— DATASET ENTRIES —

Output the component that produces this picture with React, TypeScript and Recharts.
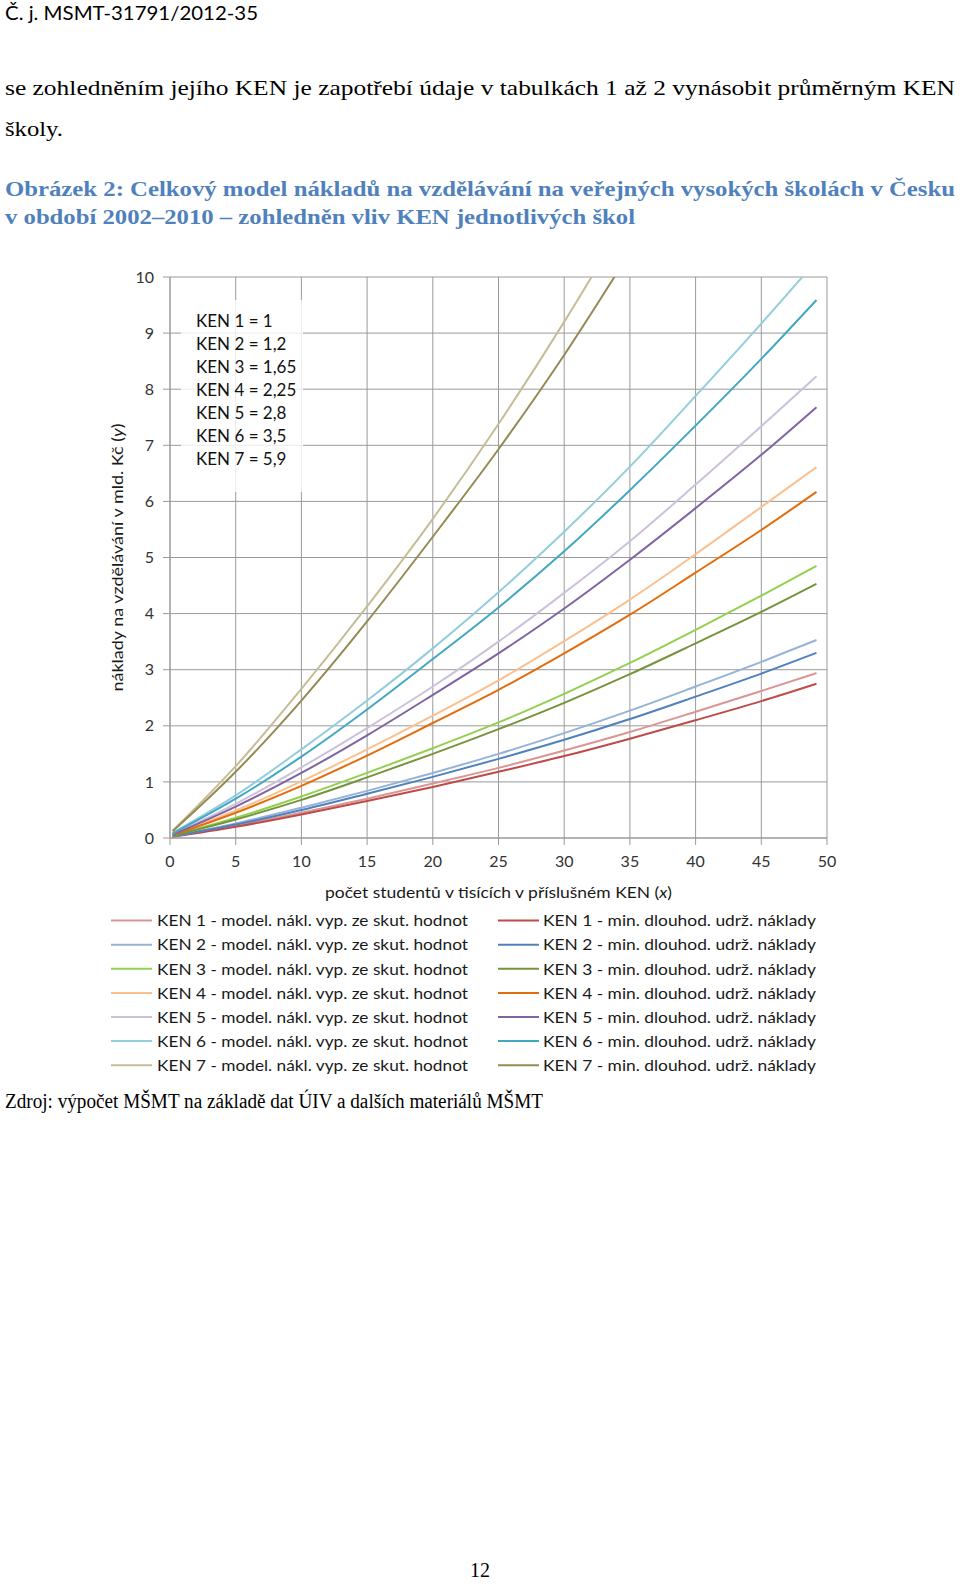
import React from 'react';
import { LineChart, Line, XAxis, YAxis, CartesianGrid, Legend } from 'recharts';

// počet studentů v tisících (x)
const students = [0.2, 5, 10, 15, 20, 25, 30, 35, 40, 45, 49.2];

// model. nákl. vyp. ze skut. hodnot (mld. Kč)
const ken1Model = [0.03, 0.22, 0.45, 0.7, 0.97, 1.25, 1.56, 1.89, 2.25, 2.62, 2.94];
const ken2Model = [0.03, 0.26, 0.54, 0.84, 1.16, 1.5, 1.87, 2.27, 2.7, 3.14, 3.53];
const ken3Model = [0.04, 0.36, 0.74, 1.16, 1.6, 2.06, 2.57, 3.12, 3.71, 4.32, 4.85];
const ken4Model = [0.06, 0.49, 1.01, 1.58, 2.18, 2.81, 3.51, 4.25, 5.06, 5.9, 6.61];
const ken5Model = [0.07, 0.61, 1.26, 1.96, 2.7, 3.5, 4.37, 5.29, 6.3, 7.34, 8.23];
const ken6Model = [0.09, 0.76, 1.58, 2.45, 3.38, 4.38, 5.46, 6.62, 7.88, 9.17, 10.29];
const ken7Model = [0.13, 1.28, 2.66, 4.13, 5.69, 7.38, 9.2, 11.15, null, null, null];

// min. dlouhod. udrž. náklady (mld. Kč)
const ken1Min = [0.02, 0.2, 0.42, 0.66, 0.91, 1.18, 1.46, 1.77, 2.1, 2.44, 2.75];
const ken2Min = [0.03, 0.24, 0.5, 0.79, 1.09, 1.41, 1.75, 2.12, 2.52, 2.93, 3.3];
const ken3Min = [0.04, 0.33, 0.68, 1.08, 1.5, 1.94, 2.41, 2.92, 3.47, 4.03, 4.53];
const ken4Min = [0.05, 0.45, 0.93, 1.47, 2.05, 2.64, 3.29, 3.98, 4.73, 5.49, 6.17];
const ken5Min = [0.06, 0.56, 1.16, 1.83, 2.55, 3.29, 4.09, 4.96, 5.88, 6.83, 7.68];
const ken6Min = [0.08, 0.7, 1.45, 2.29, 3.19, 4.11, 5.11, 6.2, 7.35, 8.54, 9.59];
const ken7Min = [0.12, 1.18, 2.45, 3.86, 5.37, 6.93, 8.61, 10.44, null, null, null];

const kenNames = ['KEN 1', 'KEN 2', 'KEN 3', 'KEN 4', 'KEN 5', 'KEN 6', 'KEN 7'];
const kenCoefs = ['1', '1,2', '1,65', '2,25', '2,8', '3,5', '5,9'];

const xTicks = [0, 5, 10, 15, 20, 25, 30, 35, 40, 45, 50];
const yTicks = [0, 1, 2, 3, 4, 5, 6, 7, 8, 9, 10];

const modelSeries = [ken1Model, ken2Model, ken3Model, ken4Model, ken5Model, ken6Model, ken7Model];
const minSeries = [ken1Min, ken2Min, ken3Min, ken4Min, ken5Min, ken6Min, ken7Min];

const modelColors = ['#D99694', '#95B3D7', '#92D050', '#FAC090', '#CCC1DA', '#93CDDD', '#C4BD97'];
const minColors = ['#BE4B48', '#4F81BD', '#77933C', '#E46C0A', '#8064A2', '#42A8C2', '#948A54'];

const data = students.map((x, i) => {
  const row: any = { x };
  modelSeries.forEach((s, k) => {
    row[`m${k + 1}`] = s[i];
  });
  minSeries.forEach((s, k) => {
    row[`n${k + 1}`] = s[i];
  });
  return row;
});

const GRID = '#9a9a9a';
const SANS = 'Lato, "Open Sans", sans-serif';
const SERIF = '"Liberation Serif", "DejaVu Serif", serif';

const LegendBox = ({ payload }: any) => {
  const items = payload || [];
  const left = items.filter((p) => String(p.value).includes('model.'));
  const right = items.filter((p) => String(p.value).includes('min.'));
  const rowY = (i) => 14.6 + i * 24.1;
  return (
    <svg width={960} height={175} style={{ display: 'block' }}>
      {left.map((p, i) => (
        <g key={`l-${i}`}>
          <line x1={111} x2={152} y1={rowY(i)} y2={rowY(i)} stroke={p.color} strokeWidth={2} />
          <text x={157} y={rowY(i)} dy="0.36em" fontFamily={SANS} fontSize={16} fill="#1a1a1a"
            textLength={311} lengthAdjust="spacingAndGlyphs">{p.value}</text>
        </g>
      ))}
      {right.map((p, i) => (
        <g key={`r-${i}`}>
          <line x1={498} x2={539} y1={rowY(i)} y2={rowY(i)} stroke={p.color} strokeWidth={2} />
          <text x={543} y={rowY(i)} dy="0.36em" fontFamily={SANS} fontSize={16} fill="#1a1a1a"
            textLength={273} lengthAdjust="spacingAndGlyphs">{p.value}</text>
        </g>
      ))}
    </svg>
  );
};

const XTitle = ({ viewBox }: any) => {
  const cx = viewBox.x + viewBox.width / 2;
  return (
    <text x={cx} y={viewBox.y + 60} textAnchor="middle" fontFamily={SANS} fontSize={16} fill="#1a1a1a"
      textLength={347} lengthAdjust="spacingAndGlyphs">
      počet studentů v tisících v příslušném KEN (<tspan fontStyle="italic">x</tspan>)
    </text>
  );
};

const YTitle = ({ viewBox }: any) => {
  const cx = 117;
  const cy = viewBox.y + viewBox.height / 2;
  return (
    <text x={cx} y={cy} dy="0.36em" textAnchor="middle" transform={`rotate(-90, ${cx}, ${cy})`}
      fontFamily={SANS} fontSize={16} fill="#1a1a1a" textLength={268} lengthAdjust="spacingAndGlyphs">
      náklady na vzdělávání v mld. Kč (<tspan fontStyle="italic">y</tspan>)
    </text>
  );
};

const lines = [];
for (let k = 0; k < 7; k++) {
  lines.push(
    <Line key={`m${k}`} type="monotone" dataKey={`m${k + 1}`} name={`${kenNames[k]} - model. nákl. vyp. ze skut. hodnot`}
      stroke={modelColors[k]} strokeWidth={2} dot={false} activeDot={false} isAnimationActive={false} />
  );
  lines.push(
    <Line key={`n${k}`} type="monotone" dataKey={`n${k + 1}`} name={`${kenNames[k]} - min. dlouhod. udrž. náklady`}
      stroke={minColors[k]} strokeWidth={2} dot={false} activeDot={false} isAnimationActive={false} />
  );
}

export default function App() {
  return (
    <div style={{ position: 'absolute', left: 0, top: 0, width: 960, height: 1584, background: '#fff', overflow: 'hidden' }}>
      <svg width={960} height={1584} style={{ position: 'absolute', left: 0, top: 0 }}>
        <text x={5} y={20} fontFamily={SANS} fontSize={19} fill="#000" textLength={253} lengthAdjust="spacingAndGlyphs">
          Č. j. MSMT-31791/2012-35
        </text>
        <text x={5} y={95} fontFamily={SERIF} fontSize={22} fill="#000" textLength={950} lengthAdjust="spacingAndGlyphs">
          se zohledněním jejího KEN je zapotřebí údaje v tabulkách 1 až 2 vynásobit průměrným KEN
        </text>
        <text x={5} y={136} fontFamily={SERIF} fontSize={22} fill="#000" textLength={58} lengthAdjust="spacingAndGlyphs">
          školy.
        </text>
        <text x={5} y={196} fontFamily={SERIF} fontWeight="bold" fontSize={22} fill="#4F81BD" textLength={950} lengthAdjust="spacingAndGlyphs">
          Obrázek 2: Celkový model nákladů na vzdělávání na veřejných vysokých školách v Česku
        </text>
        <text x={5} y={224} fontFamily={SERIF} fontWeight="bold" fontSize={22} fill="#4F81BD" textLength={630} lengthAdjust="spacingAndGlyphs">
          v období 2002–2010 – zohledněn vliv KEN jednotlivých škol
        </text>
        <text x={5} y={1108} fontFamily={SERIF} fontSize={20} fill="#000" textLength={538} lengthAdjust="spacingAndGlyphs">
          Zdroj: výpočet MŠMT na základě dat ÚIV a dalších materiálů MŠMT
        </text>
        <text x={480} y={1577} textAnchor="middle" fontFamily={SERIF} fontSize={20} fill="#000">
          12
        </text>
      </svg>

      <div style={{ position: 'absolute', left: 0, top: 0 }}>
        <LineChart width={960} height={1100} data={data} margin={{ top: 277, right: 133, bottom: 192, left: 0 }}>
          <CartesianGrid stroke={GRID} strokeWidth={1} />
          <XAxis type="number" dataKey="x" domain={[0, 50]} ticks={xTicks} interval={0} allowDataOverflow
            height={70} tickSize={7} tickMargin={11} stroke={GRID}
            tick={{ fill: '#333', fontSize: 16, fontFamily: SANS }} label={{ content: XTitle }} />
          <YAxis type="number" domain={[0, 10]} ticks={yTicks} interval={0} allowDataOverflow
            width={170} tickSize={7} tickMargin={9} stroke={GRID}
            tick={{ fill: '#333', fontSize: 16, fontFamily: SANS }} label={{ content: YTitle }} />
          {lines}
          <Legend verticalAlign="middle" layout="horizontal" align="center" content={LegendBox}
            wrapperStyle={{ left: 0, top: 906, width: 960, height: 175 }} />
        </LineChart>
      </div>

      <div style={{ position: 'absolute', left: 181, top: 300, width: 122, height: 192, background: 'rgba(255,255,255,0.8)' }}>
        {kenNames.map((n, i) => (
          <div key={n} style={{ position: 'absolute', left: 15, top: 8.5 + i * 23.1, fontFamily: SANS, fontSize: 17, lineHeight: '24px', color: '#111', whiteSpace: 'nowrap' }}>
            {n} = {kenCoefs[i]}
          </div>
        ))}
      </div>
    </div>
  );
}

...

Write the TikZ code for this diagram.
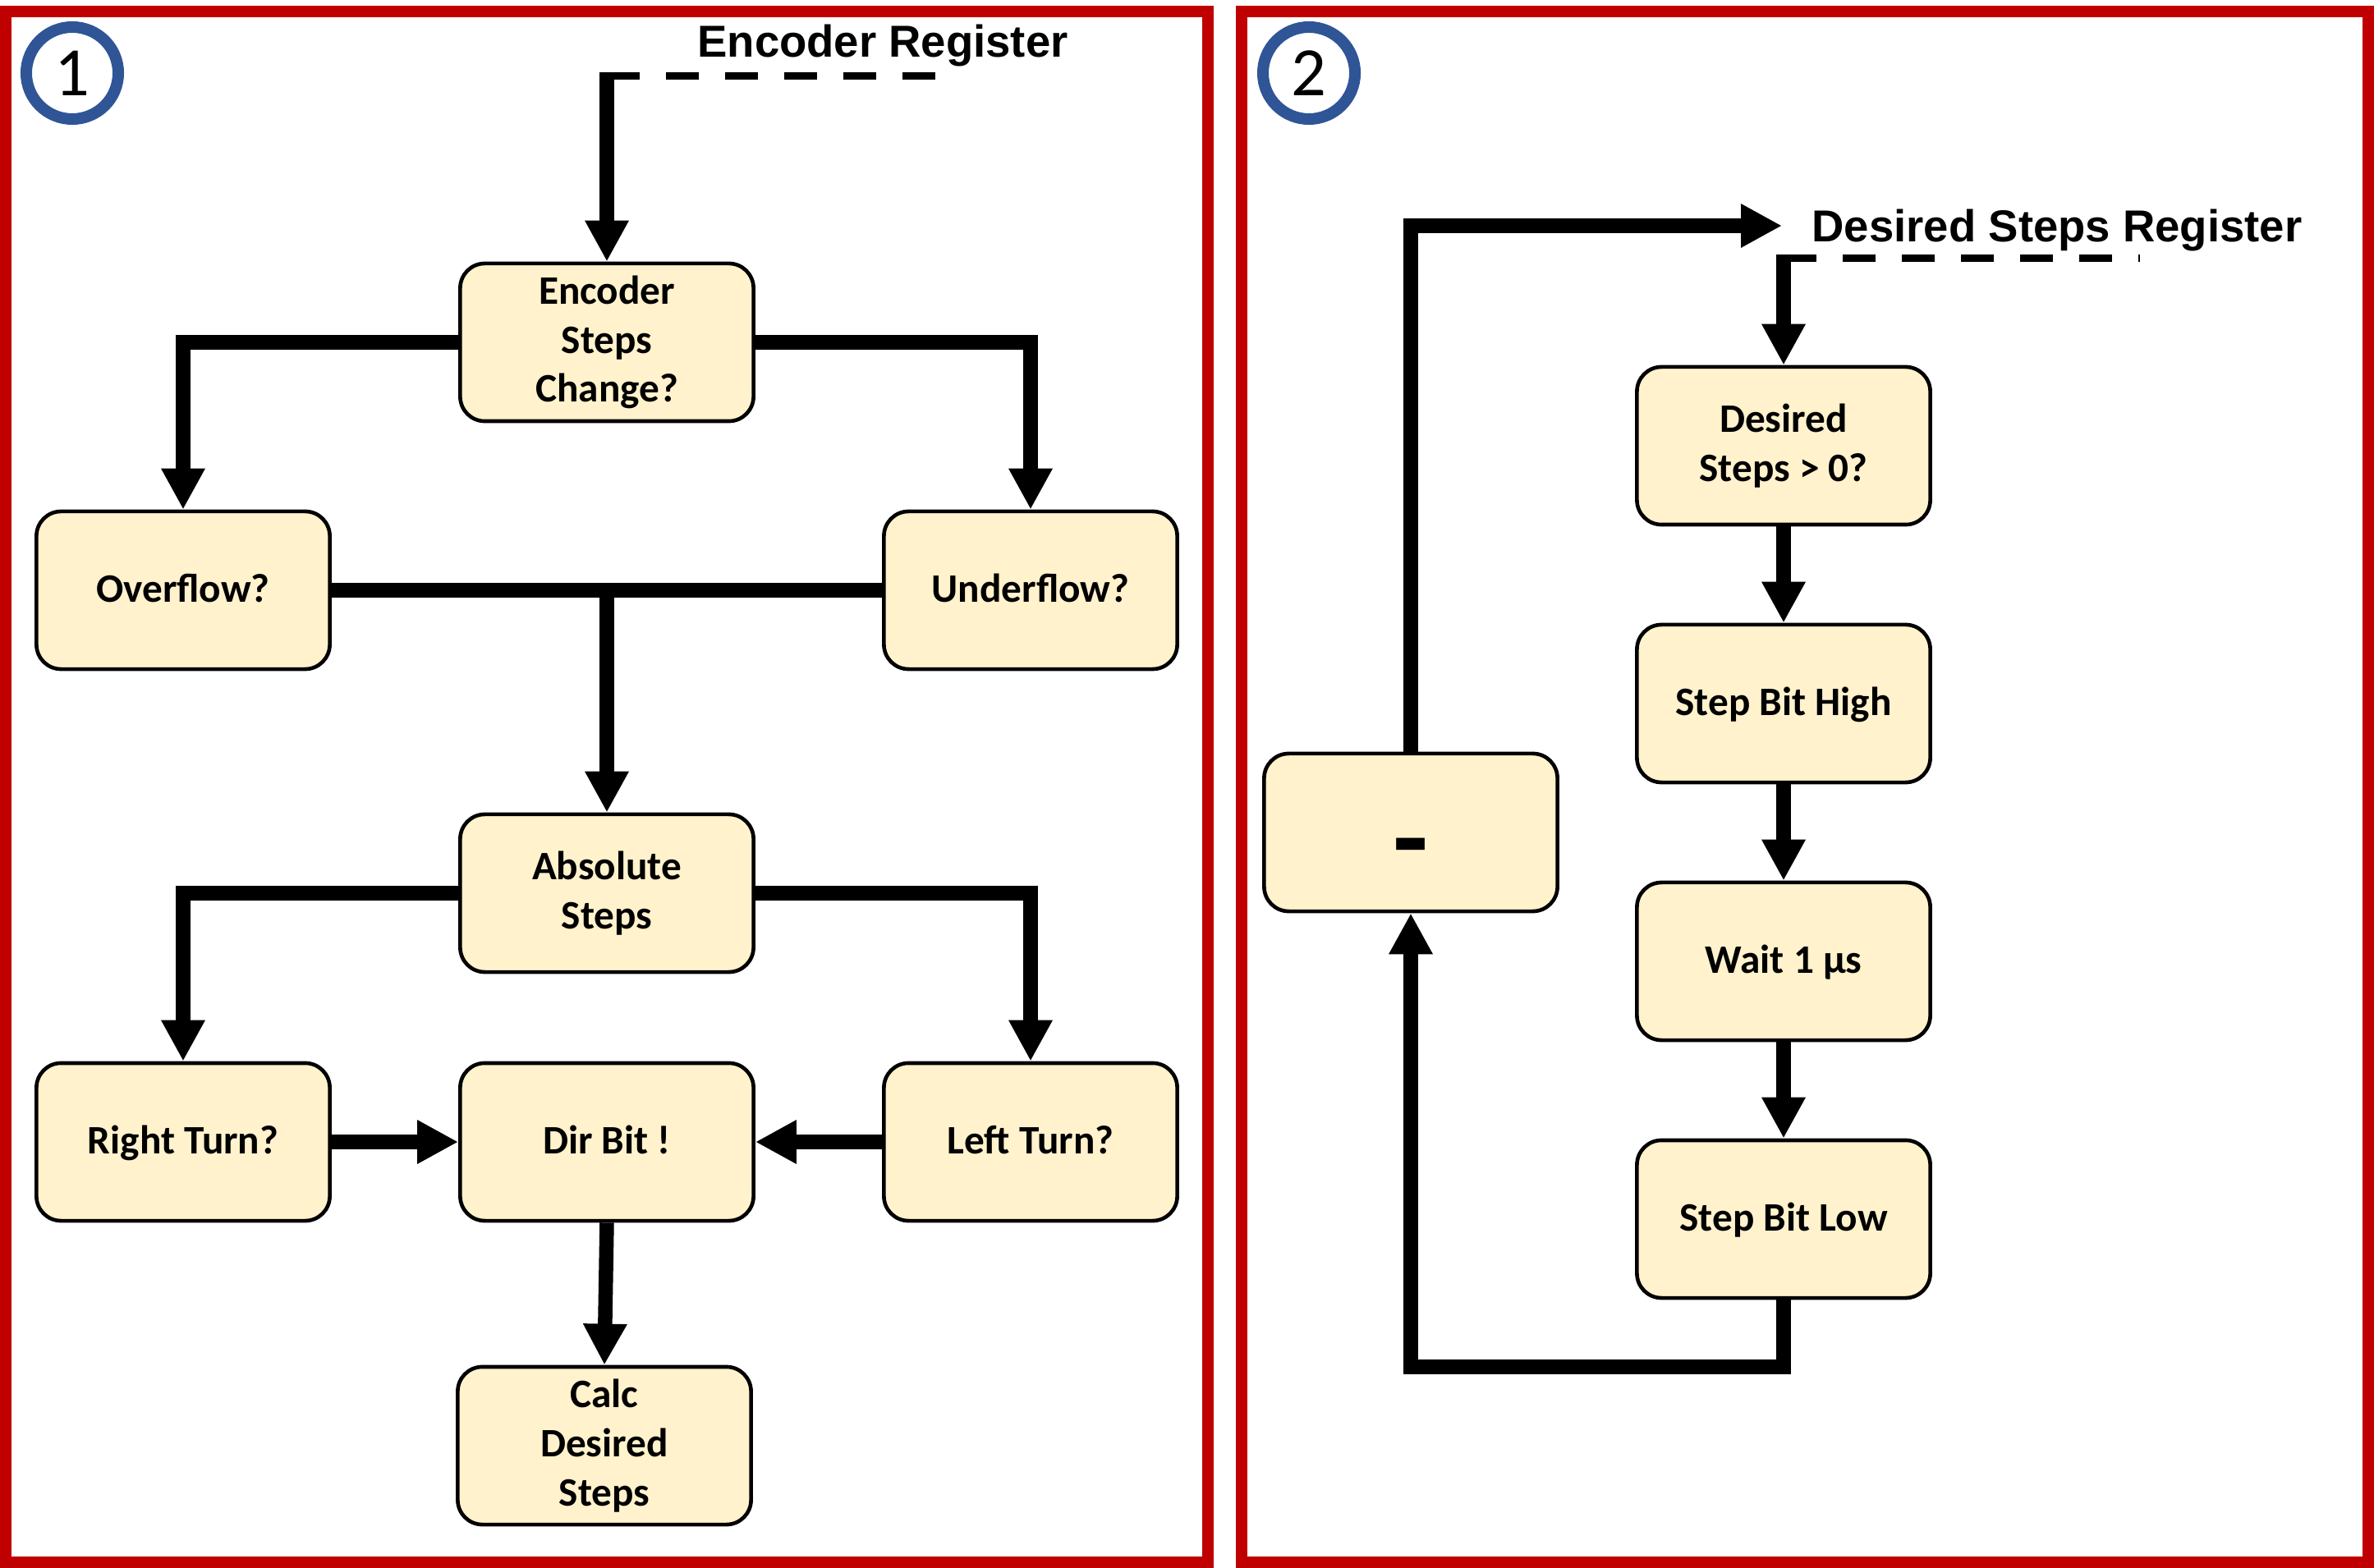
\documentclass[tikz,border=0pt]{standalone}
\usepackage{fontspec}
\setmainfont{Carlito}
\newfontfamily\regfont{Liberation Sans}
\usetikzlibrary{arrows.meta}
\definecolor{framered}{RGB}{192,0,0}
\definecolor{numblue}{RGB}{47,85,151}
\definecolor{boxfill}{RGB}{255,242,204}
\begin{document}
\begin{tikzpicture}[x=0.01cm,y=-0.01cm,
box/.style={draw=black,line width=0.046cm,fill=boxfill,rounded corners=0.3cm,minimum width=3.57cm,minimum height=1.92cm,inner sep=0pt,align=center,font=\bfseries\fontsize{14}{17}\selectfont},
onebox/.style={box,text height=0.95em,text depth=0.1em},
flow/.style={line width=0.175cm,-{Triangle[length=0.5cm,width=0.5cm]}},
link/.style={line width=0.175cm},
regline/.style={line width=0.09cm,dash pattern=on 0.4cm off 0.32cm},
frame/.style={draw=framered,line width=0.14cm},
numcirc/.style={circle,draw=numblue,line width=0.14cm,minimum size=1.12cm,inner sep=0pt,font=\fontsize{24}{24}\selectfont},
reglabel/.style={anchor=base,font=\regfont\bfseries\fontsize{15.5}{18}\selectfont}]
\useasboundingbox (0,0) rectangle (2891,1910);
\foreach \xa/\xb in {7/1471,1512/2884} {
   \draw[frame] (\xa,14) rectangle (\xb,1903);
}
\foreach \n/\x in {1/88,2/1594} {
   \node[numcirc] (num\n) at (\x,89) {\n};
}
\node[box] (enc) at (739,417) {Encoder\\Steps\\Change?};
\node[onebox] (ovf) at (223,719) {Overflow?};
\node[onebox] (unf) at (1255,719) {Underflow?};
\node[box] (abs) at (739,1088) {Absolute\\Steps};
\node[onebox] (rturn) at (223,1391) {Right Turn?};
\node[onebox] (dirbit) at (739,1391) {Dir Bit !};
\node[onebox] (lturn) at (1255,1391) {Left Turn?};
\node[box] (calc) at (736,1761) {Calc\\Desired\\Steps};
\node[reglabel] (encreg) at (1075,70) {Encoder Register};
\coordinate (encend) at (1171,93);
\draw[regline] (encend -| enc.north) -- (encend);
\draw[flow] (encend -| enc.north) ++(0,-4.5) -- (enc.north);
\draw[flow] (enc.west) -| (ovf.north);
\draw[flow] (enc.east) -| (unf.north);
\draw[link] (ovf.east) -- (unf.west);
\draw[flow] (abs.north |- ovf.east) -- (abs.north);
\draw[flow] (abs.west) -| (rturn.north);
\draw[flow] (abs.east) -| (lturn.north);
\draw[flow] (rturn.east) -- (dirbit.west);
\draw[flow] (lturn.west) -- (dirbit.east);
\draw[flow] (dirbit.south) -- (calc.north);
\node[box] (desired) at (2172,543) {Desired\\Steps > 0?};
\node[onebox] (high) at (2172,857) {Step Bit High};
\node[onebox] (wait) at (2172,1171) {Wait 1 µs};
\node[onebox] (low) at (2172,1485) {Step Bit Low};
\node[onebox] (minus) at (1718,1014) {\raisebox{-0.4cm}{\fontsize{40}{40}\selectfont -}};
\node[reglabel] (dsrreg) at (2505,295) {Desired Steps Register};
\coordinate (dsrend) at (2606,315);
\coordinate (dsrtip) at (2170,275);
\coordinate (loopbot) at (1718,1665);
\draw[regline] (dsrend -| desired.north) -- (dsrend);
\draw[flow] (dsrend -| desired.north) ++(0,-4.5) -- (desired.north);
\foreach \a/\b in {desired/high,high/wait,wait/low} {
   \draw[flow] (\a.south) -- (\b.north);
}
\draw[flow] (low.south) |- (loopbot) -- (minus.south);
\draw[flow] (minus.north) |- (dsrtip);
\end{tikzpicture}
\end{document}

— YOUR TASK —
The first line to copy holds "Output the component", and the last holds "11.15, null, null, null];". Copy them and the lines between exactly, leaving out pictures.

— TASK OUTPUT —
Output the component that produces this picture with React, TypeScript and Recharts.
import React from 'react';
import { LineChart, Line, XAxis, YAxis, CartesianGrid, Legend } from 'recharts';

// počet studentů v tisících (x)
const students = [0.2, 5, 10, 15, 20, 25, 30, 35, 40, 45, 49.2];

// model. nákl. vyp. ze skut. hodnot (mld. Kč)
const ken1Model = [0.03, 0.22, 0.45, 0.7, 0.97, 1.25, 1.56, 1.89, 2.25, 2.62, 2.94];
const ken2Model = [0.03, 0.26, 0.54, 0.84, 1.16, 1.5, 1.87, 2.27, 2.7, 3.14, 3.53];
const ken3Model = [0.04, 0.36, 0.74, 1.16, 1.6, 2.06, 2.57, 3.12, 3.71, 4.32, 4.85];
const ken4Model = [0.06, 0.49, 1.01, 1.58, 2.18, 2.81, 3.51, 4.25, 5.06, 5.9, 6.61];
const ken5Model = [0.07, 0.61, 1.26, 1.96, 2.7, 3.5, 4.37, 5.29, 6.3, 7.34, 8.23];
const ken6Model = [0.09, 0.76, 1.58, 2.45, 3.38, 4.38, 5.46, 6.62, 7.88, 9.17, 10.29];
const ken7Model = [0.13, 1.28, 2.66, 4.13, 5.69, 7.38, 9.2, 11.15, null, null, null];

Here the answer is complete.